Kraft has also announced two new sustainability goals for 2015, measured against a 2010 baseline. It aims to increase sustainable sourcing of agricultural commodities by 25 percent, and cut 80 million km (50 million miles) from its transportation network.
The company’s existing goals, announced last May, are to eliminate 50,000 metric tons (100 million lbs.) of packaging material, and to cut manufacturing plants’ energy use, energy-related CO2 emissions, water consumption and waste by 15 percent each. The targets are all for 2015, from a 2010 baseline.
Among the footprinting results, the company has found that about 12 percent of its carbon footprint is from transportation and distribution of products from stores to consumers’ homes. About five percent is from consumers, mostly in food preparation.
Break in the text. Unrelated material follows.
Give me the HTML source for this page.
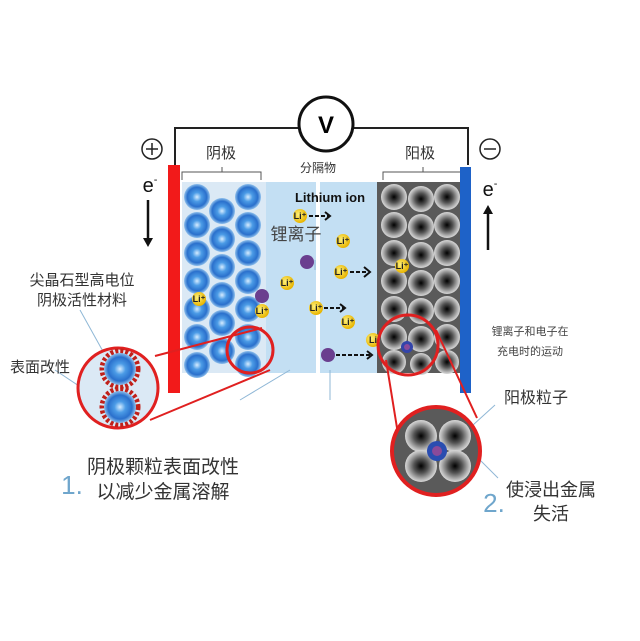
<!DOCTYPE html>
<html><head><meta charset="utf-8"><style>
html,body{margin:0;padding:0;background:#fff;}
svg{display:block;font-family:"Liberation Sans","Noto Sans CJK SC",sans-serif;}
</style></head><body>
<svg width="640" height="641" viewBox="0 0 640 641" xmlns="http://www.w3.org/2000/svg">
<defs>
<radialGradient id="bs" cx="50%" cy="50%" r="50%">
<stop offset="0" stop-color="#d6ecff"/><stop offset="0.35" stop-color="#4b9be6"/><stop offset="0.75" stop-color="#2a70cc"/><stop offset="1" stop-color="#8fc0ec"/></radialGradient>
<radialGradient id="ks" cx="50%" cy="50%" r="50%">
<stop offset="0" stop-color="#000"/><stop offset="0.45" stop-color="#555"/><stop offset="0.85" stop-color="#b8b8b8"/><stop offset="1" stop-color="#d8d8d8"/></radialGradient>
<radialGradient id="li" cx="40%" cy="40%" r="60%"><stop offset="0" stop-color="#fff27a"/><stop offset="1" stop-color="#e8b400"/></radialGradient>
</defs>
<polyline points="175,165 175,128 468,128 468,165" fill="none" stroke="#222" stroke-width="2"/>
<circle cx="326" cy="124" r="27" fill="#fff" stroke="#111" stroke-width="3"/>
<text x="326" y="133" font-size="24" font-weight="bold" text-anchor="middle">V</text>
<circle cx="152" cy="149" r="10" fill="#fff" stroke="#222" stroke-width="1.5"/>
<path d="M146 149H158M152 143V155" stroke="#222" stroke-width="1.5"/>
<circle cx="490" cy="149" r="10" fill="#fff" stroke="#222" stroke-width="1.5"/>
<path d="M484 149H496" stroke="#222" stroke-width="1.5"/>
<text x="221" y="158" font-size="15" text-anchor="middle" fill="#333">阴极</text>
<text x="420" y="158" font-size="15" text-anchor="middle" fill="#333">阳极</text>
<path d="M182 180 v-8 h40 v-5 v5 h39 v8" fill="none" stroke="#555"/>
<path d="M383 180 v-8 h40 v-5 v5 h38 v8" fill="none" stroke="#555"/>
<text x="318" y="172" font-size="12" text-anchor="middle" fill="#333">分隔物</text>
<rect x="182" y="182" width="195" height="191" fill="#c3dff3"/>
<rect x="182" y="182" width="84" height="191" fill="#dbe9f5"/>
<rect x="316" y="182" width="4" height="191" fill="#fff"/>
<rect x="377" y="182" width="83" height="191" fill="#5a5a5a"/>
<rect x="168" y="165" width="12" height="228" fill="#f21a1a"/>
<rect x="460" y="167" width="11" height="226" fill="#1e62c8"/>
<g fill="url(#bs)">
<circle cx="197" cy="197" r="13"/><circle cx="197" cy="225" r="13"/><circle cx="197" cy="253" r="13"/><circle cx="197" cy="281" r="13"/><circle cx="197" cy="309" r="13"/><circle cx="197" cy="337" r="13"/><circle cx="197" cy="365" r="13"/>
<circle cx="222" cy="211" r="13"/><circle cx="222" cy="239" r="13"/><circle cx="222" cy="267" r="13"/><circle cx="222" cy="295" r="13"/><circle cx="222" cy="323" r="13"/><circle cx="222" cy="351" r="13"/>
<circle cx="248" cy="197" r="13"/><circle cx="248" cy="225" r="13"/><circle cx="248" cy="253" r="13"/><circle cx="248" cy="281" r="13"/><circle cx="248" cy="309" r="13"/><circle cx="248" cy="337" r="13"/><circle cx="248" cy="364" r="13"/>
</g>
<g fill="url(#ks)">
<circle cx="394" cy="197" r="13"/><circle cx="394" cy="225" r="13"/><circle cx="394" cy="253" r="13"/><circle cx="394" cy="281" r="13"/><circle cx="394" cy="309" r="13"/><circle cx="394" cy="337" r="13"/><circle cx="394" cy="362" r="12"/>
<circle cx="421" cy="199" r="13"/><circle cx="421" cy="227" r="13"/><circle cx="421" cy="255" r="13"/><circle cx="421" cy="283" r="13"/><circle cx="421" cy="311" r="13"/><circle cx="421" cy="339" r="13"/><circle cx="421" cy="364" r="11"/>
<circle cx="447" cy="197" r="13"/><circle cx="447" cy="225" r="13"/><circle cx="447" cy="253" r="13"/><circle cx="447" cy="281" r="13"/><circle cx="447" cy="309" r="13"/><circle cx="447" cy="337" r="13"/><circle cx="447" cy="362" r="12"/>
</g>
<text x="330" y="202" font-size="13" font-weight="bold" text-anchor="middle" fill="#111">Lithium ion</text>
<text x="296" y="240" font-size="17" text-anchor="middle" fill="#444">锂离子</text>
<g font-size="9" font-weight="bold" fill="#222" text-anchor="middle">
<circle cx="300" cy="216" r="7" fill="url(#li)"/><text x="300" y="219">Li⁺</text>
<circle cx="343" cy="241" r="7" fill="url(#li)"/><text x="343" y="244">Li⁺</text>
<circle cx="341" cy="272" r="7" fill="url(#li)"/><text x="341" y="275">Li⁺</text>
<circle cx="287" cy="283" r="7" fill="url(#li)"/><text x="287" y="286">Li⁺</text>
<circle cx="316" cy="308" r="7" fill="url(#li)"/><text x="316" y="311">Li⁺</text>
<circle cx="348" cy="322" r="7" fill="url(#li)"/><text x="348" y="325">Li⁺</text>
<circle cx="402" cy="266" r="7" fill="url(#li)"/><text x="402" y="269">Li⁺</text>
<circle cx="199" cy="299" r="7" fill="url(#li)"/><text x="199" y="302">Li⁺</text>
<circle cx="262" cy="311" r="7" fill="url(#li)"/><text x="262" y="314">Li⁺</text>
<circle cx="373" cy="340" r="7" fill="url(#li)"/><text x="373" y="343">Li</text>
</g>
<g fill="#6a3f8f"><circle cx="307" cy="262" r="7"/><circle cx="262" cy="296" r="7"/><circle cx="328" cy="355" r="7"/></g>
<g stroke="#111" stroke-width="2" fill="none" stroke-dasharray="4,2">
<path d="M309 216h20"/><path d="M350 272h18"/><path d="M324 308h20"/><path d="M336 355h34"/>
</g>
<g stroke="#111" stroke-width="2" fill="none">
<path d="M325 212l5 4-5 4"/><path d="M364 267l6 5-6 5"/><path d="M340 304l5 4-5 4"/><path d="M367 351l5 4-5 4"/>
</g>
<text x="150" y="192" font-size="20" text-anchor="middle" fill="#111">e<tspan font-size="11" dy="-9">-</tspan></text>
<path d="M148 200v40" stroke="#111" stroke-width="2.5"/><path d="M143 238l5 9 5-9z" fill="#111"/>
<text x="490" y="196" font-size="20" text-anchor="middle" fill="#111">e<tspan font-size="11" dy="-9">-</tspan></text>
<path d="M488 212v38" stroke="#111" stroke-width="2.5"/><path d="M483 214l5-9 5 9z" fill="#111"/>
<g stroke="#8fb7d6" stroke-width="1"><path d="M240 400l50-30"/><path d="M330 370v30"/><path d="M315 260v10"/>
<path d="M80 310l25 45"/><path d="M55 370l45 30"/><path d="M495 405l-22 20"/><path d="M480 460l18 18"/></g>
<path d="M155 356L262 328M150 420L270 370" stroke="#e02020" stroke-width="2"/>
<circle cx="250" cy="350" r="23" fill="none" stroke="#e02020" stroke-width="3"/>
<circle cx="118" cy="388" r="40" fill="#dbe9f5" stroke="#e02020" stroke-width="3"/>
<g fill="none" stroke="#c0201a" stroke-width="5" stroke-dasharray="3,2"><circle cx="120" cy="369" r="18"/><circle cx="120" cy="407" r="18"/></g>
<g fill="url(#bs)"><circle cx="120" cy="369" r="16"/><circle cx="120" cy="407" r="16"/></g>
<path d="M386 360L398 434M436 330L477 418" stroke="#e02020" stroke-width="2"/>
<circle cx="408" cy="345" r="30" fill="none" stroke="#e02020" stroke-width="3"/>
<circle cx="407" cy="347" r="6" fill="#3344aa"/><circle cx="407" cy="347" r="3" fill="#8a4a9a"/>
<circle cx="436" cy="451" r="44" fill="#5a5a5a" stroke="#e02020" stroke-width="4"/>
<g fill="url(#ks)"><circle cx="421" cy="436" r="16"/><circle cx="455" cy="436" r="16"/><circle cx="421" cy="466" r="16"/><circle cx="455" cy="466" r="16"/></g>
<circle cx="437" cy="451" r="10" fill="#2a4db0"/><circle cx="437" cy="451" r="5" fill="#8a4a9a"/>
<text x="82" y="285" font-size="15" text-anchor="middle" fill="#333">尖晶石型高电位</text>
<text x="82" y="305" font-size="15" text-anchor="middle" fill="#333">阴极活性材料</text>
<text x="40" y="372" font-size="15" text-anchor="middle" fill="#333">表面改性</text>
<text x="72" y="494" font-size="26" text-anchor="middle" fill="#6fa6cc">1.</text>
<text x="163" y="473" font-size="19" text-anchor="middle" fill="#333">阴极颗粒表面改性</text>
<text x="163" y="498" font-size="19" text-anchor="middle" fill="#333">以减少金属溶解</text>
<text x="530" y="335" font-size="11" text-anchor="middle" fill="#444">锂离子和电子在</text>
<text x="530" y="355" font-size="11" text-anchor="middle" fill="#444">充电时的运动</text>
<text x="536" y="403" font-size="16" text-anchor="middle" fill="#333">阳极粒子</text>
<text x="494" y="512" font-size="26" text-anchor="middle" fill="#6fa6cc">2.</text>
<text x="551" y="496" font-size="18" text-anchor="middle" fill="#333">使浸出金属</text>
<text x="551" y="520" font-size="18" text-anchor="middle" fill="#333">失活</text>
</svg>
</body></html>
Agriculture accounts for 80 percent of the company’s land impact and about 70 percent of its water footprint. Ten percent of its water impact comes from factories and offices, and another 10 percent from consumer use – again, mostly food preparation.
Kraft says the survey supports its sustainable agriculture efforts on key commodities to improve crop yields, reduce environmental impacts and improve the lives of farm workers.
The company said it has made significant progress against previous goals. Between 2005 and 2010, energy use was down 16 percent, CO2 emissions fell 18 percent, incoming water was down 30 percent, net waste dropped by 42 percent, packaging use fell by 100,000 metric tons, and 96 million km were removed from the company’s transportation and distribution network.
Kraft recently announced plans to raise product prices after droughts and floods drove up the cost of commodities.
In May, it agreed to pay $8.1 million to settle a class action lawsuit alleging that one of its factories polluted the air and water of 124 families’ homes in Attica, Ind.